[Begin Data rows]

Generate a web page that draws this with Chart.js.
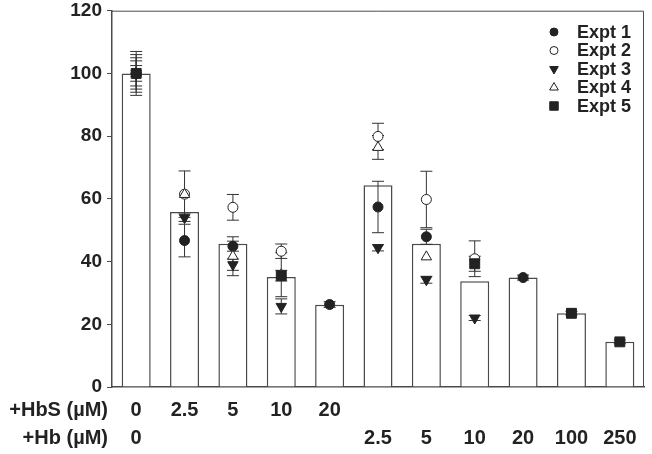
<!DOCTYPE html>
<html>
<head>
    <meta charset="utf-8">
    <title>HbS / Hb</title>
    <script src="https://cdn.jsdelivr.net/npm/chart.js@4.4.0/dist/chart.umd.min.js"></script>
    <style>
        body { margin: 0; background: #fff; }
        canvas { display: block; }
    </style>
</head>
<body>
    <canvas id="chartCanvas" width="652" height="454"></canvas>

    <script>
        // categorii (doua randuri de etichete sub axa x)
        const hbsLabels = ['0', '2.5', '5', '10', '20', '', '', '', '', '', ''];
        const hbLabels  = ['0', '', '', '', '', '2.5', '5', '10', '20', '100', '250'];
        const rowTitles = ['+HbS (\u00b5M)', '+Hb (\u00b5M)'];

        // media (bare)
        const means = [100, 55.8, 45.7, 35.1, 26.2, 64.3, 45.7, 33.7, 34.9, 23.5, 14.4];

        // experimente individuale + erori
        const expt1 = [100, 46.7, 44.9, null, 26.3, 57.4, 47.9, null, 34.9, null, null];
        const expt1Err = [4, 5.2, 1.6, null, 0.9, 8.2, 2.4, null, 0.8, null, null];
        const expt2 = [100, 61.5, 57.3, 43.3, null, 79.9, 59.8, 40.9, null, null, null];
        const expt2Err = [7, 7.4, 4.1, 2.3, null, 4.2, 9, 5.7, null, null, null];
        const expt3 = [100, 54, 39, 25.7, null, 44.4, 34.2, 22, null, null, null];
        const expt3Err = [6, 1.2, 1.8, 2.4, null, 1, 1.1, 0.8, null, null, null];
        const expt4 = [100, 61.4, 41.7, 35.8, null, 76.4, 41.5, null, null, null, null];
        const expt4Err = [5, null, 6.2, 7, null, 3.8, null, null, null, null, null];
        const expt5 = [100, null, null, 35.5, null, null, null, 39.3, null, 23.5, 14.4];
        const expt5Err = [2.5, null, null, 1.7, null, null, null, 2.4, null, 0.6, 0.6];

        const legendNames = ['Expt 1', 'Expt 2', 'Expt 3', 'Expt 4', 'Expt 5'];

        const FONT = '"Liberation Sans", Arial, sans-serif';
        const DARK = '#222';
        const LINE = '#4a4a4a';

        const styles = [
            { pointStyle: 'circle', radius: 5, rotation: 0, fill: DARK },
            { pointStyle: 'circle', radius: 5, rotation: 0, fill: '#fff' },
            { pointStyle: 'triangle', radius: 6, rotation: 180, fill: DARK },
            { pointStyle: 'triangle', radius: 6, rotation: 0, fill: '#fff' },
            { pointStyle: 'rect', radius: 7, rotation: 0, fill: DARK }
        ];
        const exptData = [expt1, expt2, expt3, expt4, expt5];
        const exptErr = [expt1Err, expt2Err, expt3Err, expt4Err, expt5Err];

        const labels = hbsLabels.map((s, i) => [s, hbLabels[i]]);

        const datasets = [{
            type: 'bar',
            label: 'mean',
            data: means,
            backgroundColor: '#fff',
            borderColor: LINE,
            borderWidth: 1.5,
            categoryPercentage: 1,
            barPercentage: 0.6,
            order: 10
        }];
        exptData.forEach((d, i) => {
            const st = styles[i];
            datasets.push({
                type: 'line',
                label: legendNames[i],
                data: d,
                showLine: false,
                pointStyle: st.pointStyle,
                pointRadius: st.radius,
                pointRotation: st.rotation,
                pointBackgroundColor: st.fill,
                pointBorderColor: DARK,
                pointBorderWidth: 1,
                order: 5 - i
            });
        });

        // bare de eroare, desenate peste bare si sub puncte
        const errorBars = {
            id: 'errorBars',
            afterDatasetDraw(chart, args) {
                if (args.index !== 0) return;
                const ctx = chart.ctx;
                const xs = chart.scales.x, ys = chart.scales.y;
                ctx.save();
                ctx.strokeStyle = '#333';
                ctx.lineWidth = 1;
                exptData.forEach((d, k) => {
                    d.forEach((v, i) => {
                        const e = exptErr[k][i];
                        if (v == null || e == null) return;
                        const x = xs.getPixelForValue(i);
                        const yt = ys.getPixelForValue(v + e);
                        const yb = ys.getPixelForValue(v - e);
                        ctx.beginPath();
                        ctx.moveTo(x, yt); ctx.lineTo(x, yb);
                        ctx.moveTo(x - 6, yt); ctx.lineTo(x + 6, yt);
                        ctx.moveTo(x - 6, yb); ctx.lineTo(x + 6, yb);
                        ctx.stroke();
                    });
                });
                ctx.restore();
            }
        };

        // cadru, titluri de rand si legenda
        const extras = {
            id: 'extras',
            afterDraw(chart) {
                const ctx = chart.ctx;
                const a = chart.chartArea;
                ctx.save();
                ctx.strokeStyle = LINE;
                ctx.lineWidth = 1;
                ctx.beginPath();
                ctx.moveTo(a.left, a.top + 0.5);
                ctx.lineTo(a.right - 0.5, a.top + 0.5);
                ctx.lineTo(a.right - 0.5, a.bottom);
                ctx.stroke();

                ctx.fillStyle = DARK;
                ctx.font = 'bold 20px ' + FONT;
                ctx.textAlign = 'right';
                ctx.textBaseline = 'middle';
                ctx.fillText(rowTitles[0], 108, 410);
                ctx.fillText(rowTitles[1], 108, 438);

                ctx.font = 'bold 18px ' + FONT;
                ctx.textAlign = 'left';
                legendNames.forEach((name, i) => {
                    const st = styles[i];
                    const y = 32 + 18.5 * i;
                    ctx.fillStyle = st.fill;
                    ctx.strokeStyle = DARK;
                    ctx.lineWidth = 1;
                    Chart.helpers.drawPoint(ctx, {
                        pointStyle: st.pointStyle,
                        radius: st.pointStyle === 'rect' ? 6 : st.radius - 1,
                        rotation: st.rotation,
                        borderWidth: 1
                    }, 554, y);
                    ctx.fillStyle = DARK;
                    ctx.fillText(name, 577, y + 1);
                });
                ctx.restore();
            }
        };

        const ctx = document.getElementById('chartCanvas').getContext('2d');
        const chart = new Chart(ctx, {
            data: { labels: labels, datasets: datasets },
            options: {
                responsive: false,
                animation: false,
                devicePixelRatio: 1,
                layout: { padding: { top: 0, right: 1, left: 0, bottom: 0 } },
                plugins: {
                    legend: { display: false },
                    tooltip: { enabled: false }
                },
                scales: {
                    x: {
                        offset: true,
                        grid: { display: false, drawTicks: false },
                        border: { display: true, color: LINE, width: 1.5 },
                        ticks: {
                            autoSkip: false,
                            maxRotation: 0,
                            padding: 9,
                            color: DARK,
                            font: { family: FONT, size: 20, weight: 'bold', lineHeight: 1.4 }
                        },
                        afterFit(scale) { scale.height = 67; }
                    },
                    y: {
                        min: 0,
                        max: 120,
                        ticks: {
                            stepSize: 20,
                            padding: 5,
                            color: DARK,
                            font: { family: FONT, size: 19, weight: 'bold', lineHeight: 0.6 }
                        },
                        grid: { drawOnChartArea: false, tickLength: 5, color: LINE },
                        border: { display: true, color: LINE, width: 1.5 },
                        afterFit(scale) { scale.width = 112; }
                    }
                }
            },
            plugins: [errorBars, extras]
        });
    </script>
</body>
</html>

[End Data rows]
[Begin Data rows]

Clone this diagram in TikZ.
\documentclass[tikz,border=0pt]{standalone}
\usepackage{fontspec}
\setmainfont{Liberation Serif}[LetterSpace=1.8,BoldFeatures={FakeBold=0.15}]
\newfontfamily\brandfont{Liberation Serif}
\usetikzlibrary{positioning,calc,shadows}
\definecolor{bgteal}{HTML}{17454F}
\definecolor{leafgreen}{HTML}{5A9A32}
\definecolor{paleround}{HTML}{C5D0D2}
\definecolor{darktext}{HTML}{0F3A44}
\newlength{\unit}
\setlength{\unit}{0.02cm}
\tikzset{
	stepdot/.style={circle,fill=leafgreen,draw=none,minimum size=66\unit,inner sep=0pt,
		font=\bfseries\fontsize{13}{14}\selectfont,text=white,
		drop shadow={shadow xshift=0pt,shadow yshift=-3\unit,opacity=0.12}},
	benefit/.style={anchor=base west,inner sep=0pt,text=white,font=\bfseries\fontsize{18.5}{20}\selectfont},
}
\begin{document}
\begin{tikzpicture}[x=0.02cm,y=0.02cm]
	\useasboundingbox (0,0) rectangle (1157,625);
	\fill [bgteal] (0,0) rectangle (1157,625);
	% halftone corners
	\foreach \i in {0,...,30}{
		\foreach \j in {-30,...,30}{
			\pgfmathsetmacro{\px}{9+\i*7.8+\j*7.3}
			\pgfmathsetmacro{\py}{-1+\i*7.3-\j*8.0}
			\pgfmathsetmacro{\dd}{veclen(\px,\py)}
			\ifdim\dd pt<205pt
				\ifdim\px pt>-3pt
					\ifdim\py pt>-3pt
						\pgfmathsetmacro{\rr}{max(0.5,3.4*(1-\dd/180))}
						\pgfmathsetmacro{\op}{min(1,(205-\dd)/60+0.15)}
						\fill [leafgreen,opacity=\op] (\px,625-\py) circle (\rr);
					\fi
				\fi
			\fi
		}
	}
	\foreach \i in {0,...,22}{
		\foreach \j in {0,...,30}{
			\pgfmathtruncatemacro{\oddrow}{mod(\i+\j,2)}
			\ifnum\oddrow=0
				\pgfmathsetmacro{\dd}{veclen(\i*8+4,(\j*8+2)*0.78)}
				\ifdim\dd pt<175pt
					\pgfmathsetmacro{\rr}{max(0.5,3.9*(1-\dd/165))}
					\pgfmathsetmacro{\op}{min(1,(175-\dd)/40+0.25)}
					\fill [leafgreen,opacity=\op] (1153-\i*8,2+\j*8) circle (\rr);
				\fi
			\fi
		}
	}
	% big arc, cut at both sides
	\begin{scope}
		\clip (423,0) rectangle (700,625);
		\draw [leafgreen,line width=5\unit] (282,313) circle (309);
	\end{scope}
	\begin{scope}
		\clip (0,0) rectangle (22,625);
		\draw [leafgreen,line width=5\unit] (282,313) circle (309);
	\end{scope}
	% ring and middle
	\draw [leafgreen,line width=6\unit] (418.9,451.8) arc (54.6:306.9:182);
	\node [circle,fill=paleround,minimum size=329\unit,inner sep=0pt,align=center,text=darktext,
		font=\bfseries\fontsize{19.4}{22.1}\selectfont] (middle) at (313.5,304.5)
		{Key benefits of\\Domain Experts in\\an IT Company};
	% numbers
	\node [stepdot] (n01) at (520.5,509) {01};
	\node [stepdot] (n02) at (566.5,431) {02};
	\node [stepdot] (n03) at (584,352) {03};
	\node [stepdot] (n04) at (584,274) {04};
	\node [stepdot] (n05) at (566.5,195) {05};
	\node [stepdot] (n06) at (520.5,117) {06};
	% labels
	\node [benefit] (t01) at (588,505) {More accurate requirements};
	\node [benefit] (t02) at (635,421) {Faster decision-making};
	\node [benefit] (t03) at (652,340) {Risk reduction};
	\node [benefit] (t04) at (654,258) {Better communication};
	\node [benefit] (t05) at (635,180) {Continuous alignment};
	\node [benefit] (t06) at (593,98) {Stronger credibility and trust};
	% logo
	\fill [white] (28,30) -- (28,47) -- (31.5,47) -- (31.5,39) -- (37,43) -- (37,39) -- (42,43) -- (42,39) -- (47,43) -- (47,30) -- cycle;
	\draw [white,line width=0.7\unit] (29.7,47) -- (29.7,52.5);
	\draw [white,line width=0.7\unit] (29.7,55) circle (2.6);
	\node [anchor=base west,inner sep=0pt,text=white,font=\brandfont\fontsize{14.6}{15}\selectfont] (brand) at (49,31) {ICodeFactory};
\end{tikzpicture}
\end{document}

[End Data rows]

Please quote only the span of lines whose first line contains "Generate a web" and whose last line contains "const LINE = '#4a4a4a';", leaving every picture out.

Generate a web page that draws this with Chart.js.
<!DOCTYPE html>
<html>
<head>
    <meta charset="utf-8">
    <title>HbS / Hb</title>
    <script src="https://cdn.jsdelivr.net/npm/chart.js@4.4.0/dist/chart.umd.min.js"></script>
    <style>
        body { margin: 0; background: #fff; }
        canvas { display: block; }
    </style>
</head>
<body>
    <canvas id="chartCanvas" width="652" height="454"></canvas>

    <script>
        // categorii (doua randuri de etichete sub axa x)
        const hbsLabels = ['0', '2.5', '5', '10', '20', '', '', '', '', '', ''];
        const hbLabels  = ['0', '', '', '', '', '2.5', '5', '10', '20', '100', '250'];
        const rowTitles = ['+HbS (\u00b5M)', '+Hb (\u00b5M)'];

        // media (bare)
        const means = [100, 55.8, 45.7, 35.1, 26.2, 64.3, 45.7, 33.7, 34.9, 23.5, 14.4];

        // experimente individuale + erori
        const expt1 = [100, 46.7, 44.9, null, 26.3, 57.4, 47.9, null, 34.9, null, null];
        const expt1Err = [4, 5.2, 1.6, null, 0.9, 8.2, 2.4, null, 0.8, null, null];
        const expt2 = [100, 61.5, 57.3, 43.3, null, 79.9, 59.8, 40.9, null, null, null];
        const expt2Err = [7, 7.4, 4.1, 2.3, null, 4.2, 9, 5.7, null, null, null];
        const expt3 = [100, 54, 39, 25.7, null, 44.4, 34.2, 22, null, null, null];
        const expt3Err = [6, 1.2, 1.8, 2.4, null, 1, 1.1, 0.8, null, null, null];
        const expt4 = [100, 61.4, 41.7, 35.8, null, 76.4, 41.5, null, null, null, null];
        const expt4Err = [5, null, 6.2, 7, null, 3.8, null, null, null, null, null];
        const expt5 = [100, null, null, 35.5, null, null, null, 39.3, null, 23.5, 14.4];
        const expt5Err = [2.5, null, null, 1.7, null, null, null, 2.4, null, 0.6, 0.6];

        const legendNames = ['Expt 1', 'Expt 2', 'Expt 3', 'Expt 4', 'Expt 5'];

        const FONT = '"Liberation Sans", Arial, sans-serif';
        const DARK = '#222';
        const LINE = '#4a4a4a';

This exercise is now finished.